*The exercise:* Make an exact copy of the records, with the pictures left out.
::: Data provided :::
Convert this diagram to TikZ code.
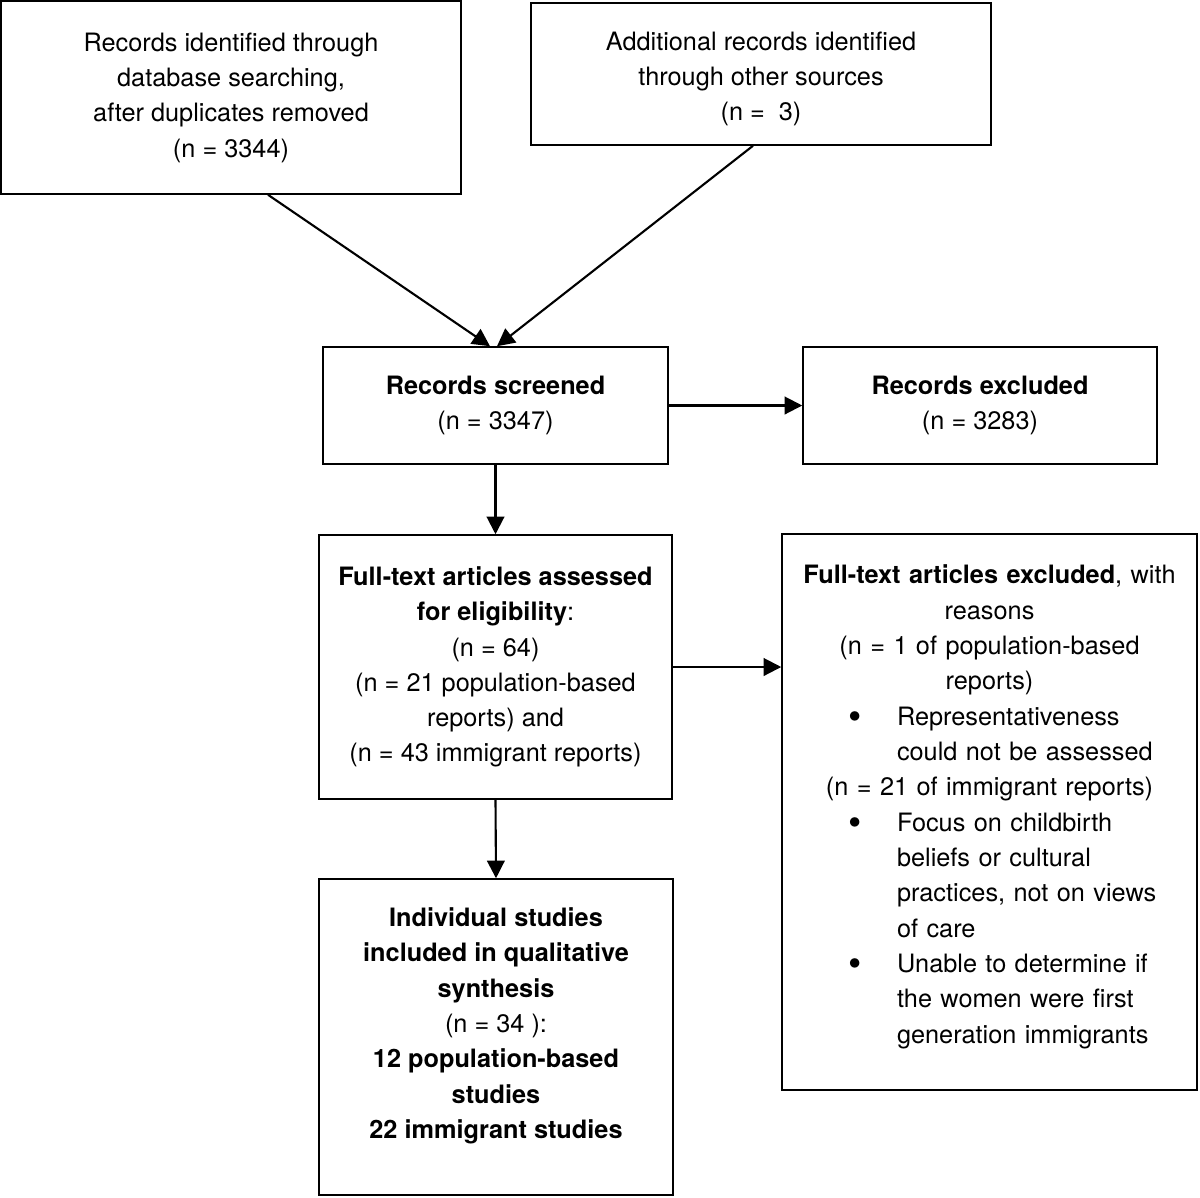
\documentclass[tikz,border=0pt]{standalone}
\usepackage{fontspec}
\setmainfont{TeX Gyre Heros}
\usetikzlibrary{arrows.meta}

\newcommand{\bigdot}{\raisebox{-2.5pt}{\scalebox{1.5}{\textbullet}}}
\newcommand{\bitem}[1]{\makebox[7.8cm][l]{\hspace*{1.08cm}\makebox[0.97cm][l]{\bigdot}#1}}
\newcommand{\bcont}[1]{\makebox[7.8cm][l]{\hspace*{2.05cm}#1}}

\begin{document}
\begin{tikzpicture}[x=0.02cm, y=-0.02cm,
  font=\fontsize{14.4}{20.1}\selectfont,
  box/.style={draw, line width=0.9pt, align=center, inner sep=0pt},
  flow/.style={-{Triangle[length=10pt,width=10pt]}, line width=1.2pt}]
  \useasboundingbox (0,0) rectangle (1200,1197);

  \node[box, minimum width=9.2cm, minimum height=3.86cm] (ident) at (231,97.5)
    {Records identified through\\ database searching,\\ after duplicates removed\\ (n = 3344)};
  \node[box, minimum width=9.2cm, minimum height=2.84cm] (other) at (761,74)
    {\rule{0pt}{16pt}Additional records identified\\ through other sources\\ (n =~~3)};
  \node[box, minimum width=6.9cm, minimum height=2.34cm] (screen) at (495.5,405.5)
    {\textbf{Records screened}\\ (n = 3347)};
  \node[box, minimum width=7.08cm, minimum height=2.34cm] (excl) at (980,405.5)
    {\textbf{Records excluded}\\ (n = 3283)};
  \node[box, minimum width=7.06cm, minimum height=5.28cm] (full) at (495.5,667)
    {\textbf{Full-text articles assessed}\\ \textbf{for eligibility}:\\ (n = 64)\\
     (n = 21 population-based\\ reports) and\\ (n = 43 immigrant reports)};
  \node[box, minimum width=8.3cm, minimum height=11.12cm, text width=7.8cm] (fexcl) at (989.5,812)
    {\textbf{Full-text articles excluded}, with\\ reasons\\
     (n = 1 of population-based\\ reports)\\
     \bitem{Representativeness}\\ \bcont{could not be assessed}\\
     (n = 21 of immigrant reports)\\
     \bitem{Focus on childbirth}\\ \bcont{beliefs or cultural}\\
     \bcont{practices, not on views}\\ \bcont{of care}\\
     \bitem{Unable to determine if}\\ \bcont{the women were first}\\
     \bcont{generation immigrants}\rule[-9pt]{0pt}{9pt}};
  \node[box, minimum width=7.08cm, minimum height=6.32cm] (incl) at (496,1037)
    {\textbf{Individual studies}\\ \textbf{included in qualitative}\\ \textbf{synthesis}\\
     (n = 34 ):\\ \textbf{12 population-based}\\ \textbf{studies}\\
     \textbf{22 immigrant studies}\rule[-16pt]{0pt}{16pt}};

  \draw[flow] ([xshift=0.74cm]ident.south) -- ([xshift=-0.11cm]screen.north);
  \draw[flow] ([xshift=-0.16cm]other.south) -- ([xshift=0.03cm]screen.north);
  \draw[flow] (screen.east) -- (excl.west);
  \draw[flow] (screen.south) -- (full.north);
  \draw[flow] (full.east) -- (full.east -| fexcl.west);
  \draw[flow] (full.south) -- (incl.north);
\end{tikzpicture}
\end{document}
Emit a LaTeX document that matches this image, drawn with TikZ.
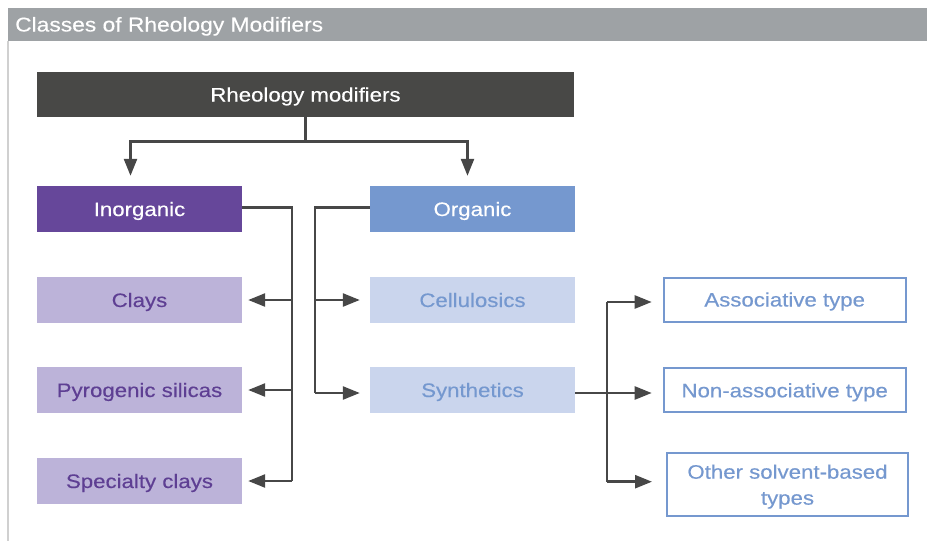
:::
*Correct response:*
Convert this diagram to TikZ code.
\documentclass[tikz,border=0pt]{standalone}
\usepackage{fontspec}
\setmainfont{TeX Gyre Heros}
\usetikzlibrary{arrows.meta}

\newcommand{\bigdot}{\raisebox{-2.5pt}{\scalebox{1.5}{\textbullet}}}
\newcommand{\bitem}[1]{\makebox[7.8cm][l]{\hspace*{1.08cm}\makebox[0.97cm][l]{\bigdot}#1}}
\newcommand{\bcont}[1]{\makebox[7.8cm][l]{\hspace*{2.05cm}#1}}

\begin{document}
\begin{tikzpicture}[x=0.02cm, y=-0.02cm,
  font=\fontsize{14.4}{20.1}\selectfont,
  box/.style={draw, line width=0.9pt, align=center, inner sep=0pt},
  flow/.style={-{Triangle[length=10pt,width=10pt]}, line width=1.2pt}]
  \useasboundingbox (0,0) rectangle (1200,1197);

  \node[box, minimum width=9.2cm, minimum height=3.86cm] (ident) at (231,97.5)
    {Records identified through\\ database searching,\\ after duplicates removed\\ (n = 3344)};
  \node[box, minimum width=9.2cm, minimum height=2.84cm] (other) at (761,74)
    {\rule{0pt}{16pt}Additional records identified\\ through other sources\\ (n =~~3)};
  \node[box, minimum width=6.9cm, minimum height=2.34cm] (screen) at (495.5,405.5)
    {\textbf{Records screened}\\ (n = 3347)};
  \node[box, minimum width=7.08cm, minimum height=2.34cm] (excl) at (980,405.5)
    {\textbf{Records excluded}\\ (n = 3283)};
  \node[box, minimum width=7.06cm, minimum height=5.28cm] (full) at (495.5,667)
    {\textbf{Full-text articles assessed}\\ \textbf{for eligibility}:\\ (n = 64)\\
     (n = 21 population-based\\ reports) and\\ (n = 43 immigrant reports)};
  \node[box, minimum width=8.3cm, minimum height=11.12cm, text width=7.8cm] (fexcl) at (989.5,812)
    {\textbf{Full-text articles excluded}, with\\ reasons\\
     (n = 1 of population-based\\ reports)\\
     \bitem{Representativeness}\\ \bcont{could not be assessed}\\
     (n = 21 of immigrant reports)\\
     \bitem{Focus on childbirth}\\ \bcont{beliefs or cultural}\\
     \bcont{practices, not on views}\\ \bcont{of care}\\
     \bitem{Unable to determine if}\\ \bcont{the women were first}\\
     \bcont{generation immigrants}\rule[-9pt]{0pt}{9pt}};
  \node[box, minimum width=7.08cm, minimum height=6.32cm] (incl) at (496,1037)
    {\textbf{Individual studies}\\ \textbf{included in qualitative}\\ \textbf{synthesis}\\
     (n = 34 ):\\ \textbf{12 population-based}\\ \textbf{studies}\\
     \textbf{22 immigrant studies}\rule[-16pt]{0pt}{16pt}};

  \draw[flow] ([xshift=0.74cm]ident.south) -- ([xshift=-0.11cm]screen.north);
  \draw[flow] ([xshift=-0.16cm]other.south) -- ([xshift=0.03cm]screen.north);
  \draw[flow] (screen.east) -- (excl.west);
  \draw[flow] (screen.south) -- (full.north);
  \draw[flow] (full.east) -- (full.east -| fexcl.west);
  \draw[flow] (full.south) -- (incl.north);
\end{tikzpicture}
\end{document}
Emit a LaTeX document that matches this image, drawn with TikZ.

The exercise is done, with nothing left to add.